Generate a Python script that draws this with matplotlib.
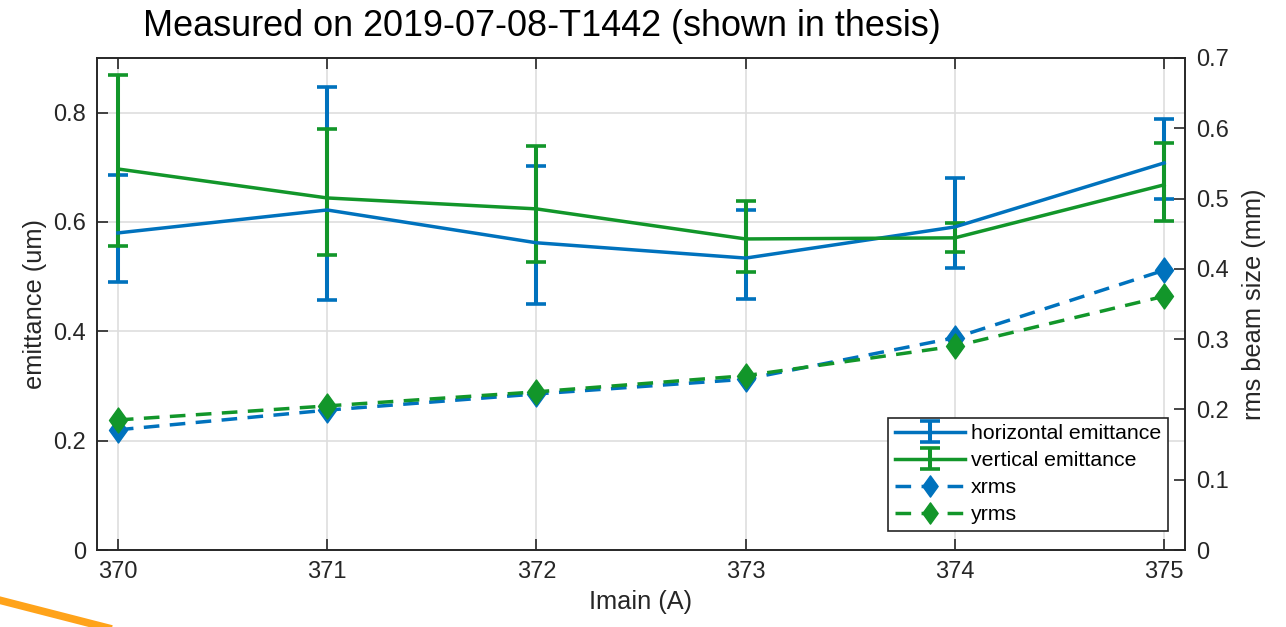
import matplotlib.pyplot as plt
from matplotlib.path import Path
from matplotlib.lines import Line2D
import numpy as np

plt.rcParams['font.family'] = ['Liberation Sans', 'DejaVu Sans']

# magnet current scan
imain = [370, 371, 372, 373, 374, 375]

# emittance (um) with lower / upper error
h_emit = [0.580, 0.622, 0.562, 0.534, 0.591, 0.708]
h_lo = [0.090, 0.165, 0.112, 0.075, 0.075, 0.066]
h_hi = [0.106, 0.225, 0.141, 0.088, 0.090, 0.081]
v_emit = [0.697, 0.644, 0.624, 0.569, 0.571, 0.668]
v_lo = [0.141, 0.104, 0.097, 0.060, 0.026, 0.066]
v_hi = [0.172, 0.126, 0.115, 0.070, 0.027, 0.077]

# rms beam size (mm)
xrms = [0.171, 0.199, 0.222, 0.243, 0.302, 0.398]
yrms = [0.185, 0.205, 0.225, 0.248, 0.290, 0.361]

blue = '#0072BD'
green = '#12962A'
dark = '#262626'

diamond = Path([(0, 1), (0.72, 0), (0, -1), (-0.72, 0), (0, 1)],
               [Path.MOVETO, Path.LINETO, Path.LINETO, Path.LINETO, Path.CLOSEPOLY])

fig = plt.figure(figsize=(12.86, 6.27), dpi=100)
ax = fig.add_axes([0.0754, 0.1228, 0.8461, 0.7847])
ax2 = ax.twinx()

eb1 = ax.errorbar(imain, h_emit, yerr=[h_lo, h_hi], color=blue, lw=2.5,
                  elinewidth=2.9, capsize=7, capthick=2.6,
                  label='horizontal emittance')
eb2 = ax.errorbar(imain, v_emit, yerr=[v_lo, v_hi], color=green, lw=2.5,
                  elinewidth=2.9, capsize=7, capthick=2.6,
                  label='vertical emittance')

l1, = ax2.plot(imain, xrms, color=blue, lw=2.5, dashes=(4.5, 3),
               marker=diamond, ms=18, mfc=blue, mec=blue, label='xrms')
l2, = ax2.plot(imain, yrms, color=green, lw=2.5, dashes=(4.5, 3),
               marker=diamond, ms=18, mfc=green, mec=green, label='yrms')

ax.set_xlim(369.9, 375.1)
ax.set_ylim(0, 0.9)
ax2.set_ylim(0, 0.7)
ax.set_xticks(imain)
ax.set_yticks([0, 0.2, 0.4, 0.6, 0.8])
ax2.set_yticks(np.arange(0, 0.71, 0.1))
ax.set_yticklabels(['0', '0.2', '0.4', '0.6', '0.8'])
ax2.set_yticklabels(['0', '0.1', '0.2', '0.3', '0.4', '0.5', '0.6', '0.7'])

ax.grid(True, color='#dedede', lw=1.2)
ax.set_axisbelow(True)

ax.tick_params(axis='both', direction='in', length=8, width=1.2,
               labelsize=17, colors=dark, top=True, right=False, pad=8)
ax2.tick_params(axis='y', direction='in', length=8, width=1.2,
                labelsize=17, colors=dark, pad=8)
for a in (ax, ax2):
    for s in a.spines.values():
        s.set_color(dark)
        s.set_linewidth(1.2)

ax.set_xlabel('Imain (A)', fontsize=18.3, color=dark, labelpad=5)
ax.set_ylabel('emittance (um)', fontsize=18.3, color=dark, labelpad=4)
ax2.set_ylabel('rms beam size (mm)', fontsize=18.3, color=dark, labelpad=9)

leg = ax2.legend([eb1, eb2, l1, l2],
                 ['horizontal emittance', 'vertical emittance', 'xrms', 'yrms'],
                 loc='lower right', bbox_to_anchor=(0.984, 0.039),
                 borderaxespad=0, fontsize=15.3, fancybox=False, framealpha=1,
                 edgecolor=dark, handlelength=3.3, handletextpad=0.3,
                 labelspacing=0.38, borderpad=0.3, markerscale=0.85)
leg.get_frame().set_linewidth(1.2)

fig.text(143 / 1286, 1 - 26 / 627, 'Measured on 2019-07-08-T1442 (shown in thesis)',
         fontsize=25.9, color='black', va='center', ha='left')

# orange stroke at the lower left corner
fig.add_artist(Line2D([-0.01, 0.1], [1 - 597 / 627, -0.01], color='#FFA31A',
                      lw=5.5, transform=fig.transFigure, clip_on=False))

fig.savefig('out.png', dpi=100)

Task to carry out -> Leave out the pictures. Transcribe only the lines above, from the first through the one that contains "imain = [370, 371, 372, 373, 374, 375]".

Response below ->
Generate a Python script that draws this with matplotlib.
import matplotlib.pyplot as plt
from matplotlib.path import Path
from matplotlib.lines import Line2D
import numpy as np

plt.rcParams['font.family'] = ['Liberation Sans', 'DejaVu Sans']

# magnet current scan
imain = [370, 371, 372, 373, 374, 375]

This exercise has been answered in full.